With over 100 years of experience, Despatch has provided equipment for nearly every thermal processing application, and has the technical capability to modify existing designs to meet next generation requirements. Despatch offers the unique capability of integrating precise thermal processing with ancillary technologies to create solutions for even the most complex systems. The company’s team of highly skilled engineers designs, installs and optimizes all equipment and controls for maximum performance.
Electric, gas and infrared equipment may be designed for batch loading, or for a continuous flow of work using a conveyor. Heat can be transferred to the work by natural convection, forced convection or by radiant heat sources. In addition to different types of transfer, heating equipment may be designed to contain special atmospheres such as argon or nitrogen, or may incorporate special construction materials necessary for a specific application.

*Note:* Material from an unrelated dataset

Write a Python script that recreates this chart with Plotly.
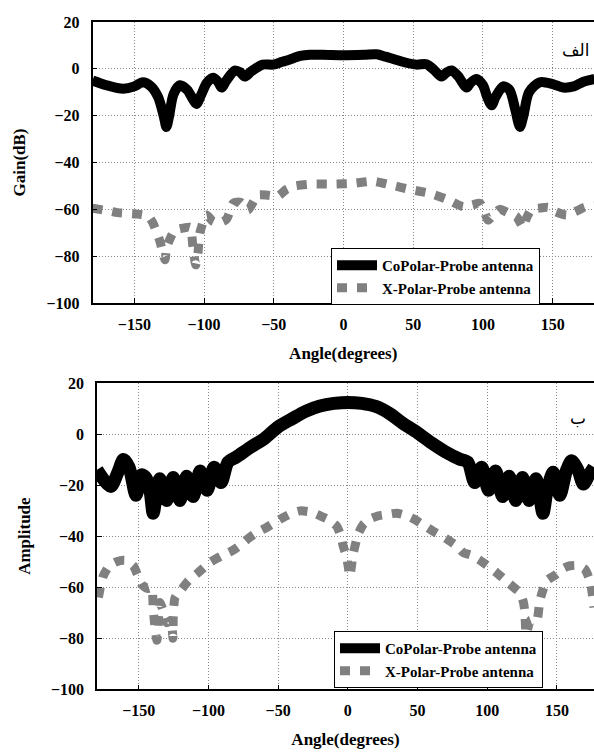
import plotly.graph_objects as go

# ---------------- data ----------------
x_ticks = [-150, -100, -50, 0, 50, 100, 150]
y_ticks = [-100, -80, -60, -40, -20, 0, 20]

# Top panel (Gain, dB)
angle_top_co = [-180, -170, -158, -150, -144, -138, -133, -129, -127, -125, -122, -117.4, -112,
                -108, -105.4, -102, -98, -93.5, -90, -87.5, -84, -78, -74, -70.8, -66, -58,
                -50.5, -44, -38.5, -31, -24, -15, 0, 15, 23.7, 30, 38, 45, 52.4, 59.5, 65,
                70.3, 74, 77.5, 82, 88.2, 91, 95.4, 100, 103, 106.2, 109, 114.5, 119, 123,
                126.5, 129, 133, 140.8, 150, 157.5, 165, 172, 180]
gain_top_co = [-5, -7, -8.5, -7.5, -5.7, -7.5, -12, -20, -24.8, -20, -11, -7, -9,
               -13, -15, -11, -6, -3.8, -5.5, -8, -5, -0.7, -1.5, -3.3, -1, 1.8,
               1.8, 3, 4, 5.5, 6, 6, 5.8, 6, 6.2, 5.2, 3.8, 2.6, 1.8, 2, -0.5,
               -3.3, -1.5, -0.7, -3, -8, -6, -4.3, -7, -12, -15.6, -12, -7.5, -9, -17,
               -24.8, -20, -10, -5.7, -6.5, -8, -7.5, -5.5, -4.3]

angle_top_x = [-180, -170, -162, -148.5, -140, -136.8, -132, -128, -127, -124, -121, -115, -110,
               -108, -106, -104.4, -103, -98.3, -94, -90, -84, -79, -74, -68.5, -61.5, -54,
               -47, -41, -35, -22, -7.4, 6.9, 21.2, 34.4, 47.6, 62, 73.9, 85.8, 93, 97.8,
               101, 103.7, 108, 112, 118, 124, 128.8, 131, 134.8, 140, 146.7, 152, 160, 166,
               173, 180]
gain_top_x = [-59.5, -60.5, -61.4, -62, -63, -65.7, -73, -81.5, -76.6, -72, -69, -68, -67.7,
              -75.9, -83.7, -78.7, -70, -62.4, -65, -65.9, -64.3, -57.3, -57, -60.3, -53.9, -54,
              -54.3, -51.5, -50, -49.2, -49.2, -48.9, -48, -49.7, -51.5, -53.2, -55.7, -58.9, -58, -57.4,
              -61, -64.6, -62, -60, -61.5, -63.1, -67.7, -64, -60, -59.5, -59.1, -61, -62.4, -61,
              -59.1, -58.5]

# Bottom panel (Amplitude)
angle_bot_co = [-180, -175, -170, -165, -161, -157, -152, -148, -145, -142, -139.7, -137, -134.9,
                -130, -125.3, -120.5, -115.7, -111, -106, -101, -96, -91, -86, -80, -70, -60,
                -50, -40, -30, -20, -10, 0, 10, 20, 30, 40, 50, 60, 70, 80, 86, 91, 96, 101,
                106, 111, 115.7, 120.5, 125.3, 130, 134.9, 137, 140, 143, 147.3, 152, 157,
                160.5, 165, 169, 173, 176.5]
amp_bot_co = [-14, -18, -20.5, -15, -10, -13, -24, -16, -17, -22, -31, -22, -17.5,
              -26, -17, -26, -16.5, -24.5, -14.5, -22, -13, -19, -11, -9, -5.2, -1.8,
              2.8, 6, 9, 11, 12, 12.4, 12, 10.8, 8, 4, 0.5, -3.5, -7, -9.8, -11, -19, -13, -22,
              -14.5, -24.5, -16.5, -26, -17, -26, -17.5, -22, -31, -22, -15, -24, -14,
              -10.5, -14, -19.6, -16, -13]

angle_bot_x = [-179, -175.5, -171, -166, -160, -154, -151, -148, -144, -140.8, -139.7, -138.3, -137,
               -136, -134.9, -132, -130, -127, -125.5, -125.3, -124, -119.3, -114.5, -107.4, -99,
               -90.6, -82.3, -76, -71.7, -65, -58.3, -52, -46.4, -40, -34.4, -27, -20, -14, -8.1,
               -5, -3.4, -1, 0, 1.4, 3.8, 7.4, 11, 15.8, 22, 29, 35, 42.1, 48, 55.2, 61, 67.2,
               72, 78, 83, 88.7, 97, 106.7, 115, 120, 123.4, 126, 127, 128, 131, 135.4, 137.7,
               140, 142.5, 149.7, 155, 159.3, 165, 170, 174, 176.5]
amp_bot_x = [-64, -55.6, -51.5, -50, -49.5, -51.6, -55, -58.8, -60.5, -60.2, -68, -76.5, -80.8,
             -74, -66, -70, -73.9, -73, -80, -72, -64.1, -60.8, -57.5, -54.3, -50.3,
             -47.7, -45.5, -43, -41, -38.5, -36.6, -34.5, -32.7, -31, -30.1, -30.5, -32, -33.5, -36,
             -40, -43.8, -48, -51, -55.6, -47, -39.2, -35.5, -33.3, -32, -31.4, -31, -32, -33.5, -36, -38, -39.9,
             -41.5, -43.8, -46.5, -47.5, -50.3, -54.3, -58.2, -60.5, -62.1, -66, -70, -78.4, -73, -73.2, -65.4,
             -61, -57.5, -54.9, -52.5, -51.6, -51.5, -52.9, -58, -68]

series_names = ["CoPolar-Probe antenna", "X-Polar-Probe antenna"]

# ---------------- styling ----------------
FONT = "Liberation Serif"
GREY = "#808080"
W, H = 594, 753

fig = go.Figure()

fig.add_trace(go.Scatter(x=angle_top_co, y=gain_top_co, mode="lines", name=series_names[0],
                         line=dict(color="black", width=10, shape="spline", smoothing=0.8),
                         xaxis="x", yaxis="y", legend="legend", legendgroup="co1"))
fig.add_trace(go.Scatter(x=angle_top_x, y=gain_top_x, mode="lines", name=series_names[1],
                         line=dict(color=GREY, width=9, dash="10px,10px", shape="spline", smoothing=0.6),
                         xaxis="x", yaxis="y", legend="legend", legendgroup="x1"))
fig.add_trace(go.Scatter(x=angle_bot_co, y=amp_bot_co, mode="lines", name=series_names[0],
                         line=dict(color="black", width=13, shape="spline", smoothing=0.8),
                         xaxis="x2", yaxis="y2", legend="legend2", legendgroup="co2"))
fig.add_trace(go.Scatter(x=angle_bot_x, y=amp_bot_x, mode="lines", name=series_names[1],
                         line=dict(color=GREY, width=9, dash="10px,10px", shape="spline", smoothing=0.6),
                         xaxis="x2", yaxis="y2", legend="legend2", legendgroup="x2"))

tickfont = dict(family=FONT, size=16, color="black", weight="bold")
titlefont = dict(family=FONT, size=17, color="black", weight="bold")

def xax(domain, rng, anchor):
    return dict(domain=domain, range=rng, anchor=anchor, tickvals=x_ticks,
                showgrid=True, gridcolor="#888", griddash="1px,2px", gridwidth=1,
                showline=True, linecolor="black", linewidth=1.5, mirror=True,
                ticks="inside", ticklen=5, tickcolor="black", zeroline=False,
                tickfont=tickfont, ticklabelstandoff=6, automargin=False,
                title=dict(text="Angle(degrees)", font=titlefont, standoff=15))

def yax(domain, anchor, title, mirror):
    return dict(domain=domain, range=[-100, 20], anchor=anchor, tickvals=y_ticks,
                showgrid=True, gridcolor="#888", griddash="1px,2px", gridwidth=1,
                showline=True, linecolor="black", linewidth=1.5, mirror=mirror,
                ticks="inside", ticklen=5, tickcolor="black", zeroline=False,
                tickfont=tickfont, ticklabelstandoff=8, automargin=False,
                title=dict(text=title, font=titlefont, standoff=16))

legfont = dict(family=FONT, size=15, color="black", weight="bold")

def legend_box(x_px, y_px):
    return dict(x=x_px / W, y=1 - y_px / H, xanchor="left", yanchor="top",
                orientation="v", itemwidth=40, tracegroupgap=0,
                bgcolor="white", bordercolor="black", borderwidth=1, font=legfont)

fig.update_layout(
    width=W, height=H,
    margin=dict(l=0, r=0, t=0, b=0, autoexpand=False),
    paper_bgcolor="white", plot_bgcolor="white",
    xaxis=xax([92.5 / W, 1], [-180, 179.6], "y"),
    yaxis=yax([1 - 303 / H, 1 - 22 / H], "x", "Gain(dB)", True),
    xaxis2=xax([97 / W, 1], [-180, 176.6], "y2"),
    yaxis2=yax([1 - 689.3 / H, 1 - 383 / H], "x2", "Amplitude", False),
    legend=legend_box(331, 248),
    legend2=legend_box(334, 631),
    annotations=[
        dict(text="الف", x=576 / W, y=1 - 50 / H, xref="paper", yref="paper",
             xanchor="center", yanchor="middle",
             showarrow=False, font=dict(family="DejaVu Sans", size=17, color="black")),
        dict(text="ب", x=578 / W, y=1 - 418 / H, xref="paper", yref="paper",
             xanchor="center", yanchor="middle",
             showarrow=False, font=dict(family="DejaVu Sans", size=17, color="black")),
    ],
)

fig.write_html("out.html")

Despatch has a reputation for superior temperature uniformity which is critical to consistent product quality. Uniformity is achieved by minimizing heat loss through the oven walls, strategically locating fresh air and exhaust openings to provide a positive pressure differential, and the oven airstream is designed so air passing through the heating elements is adequately mixed before entering the work chamber.
The most important factors determining temperature uniformity are the type of airflow and the volume of air being moved. The best uniformities are maintained when airflow is uniform and reaches all points in the oven. As temperatures increase, higher volume airflow fans and motors are used, insulation is increased and more stringent airflow distribution is used.
Despatch tests ovens and furnaces for uniformity with the use of a nine-point thermocouple survey. A thermocouple is placed in each corner of an empty oven, at least 3 inches from any surface, with one thermocouple in the center.
When selecting an airflow pattern, the most important consideration is the load configuration. The main goal is to minimize obstructions to the airflow for more uniform heat distribution and to maximize the product surface area with which airflow will come into contact.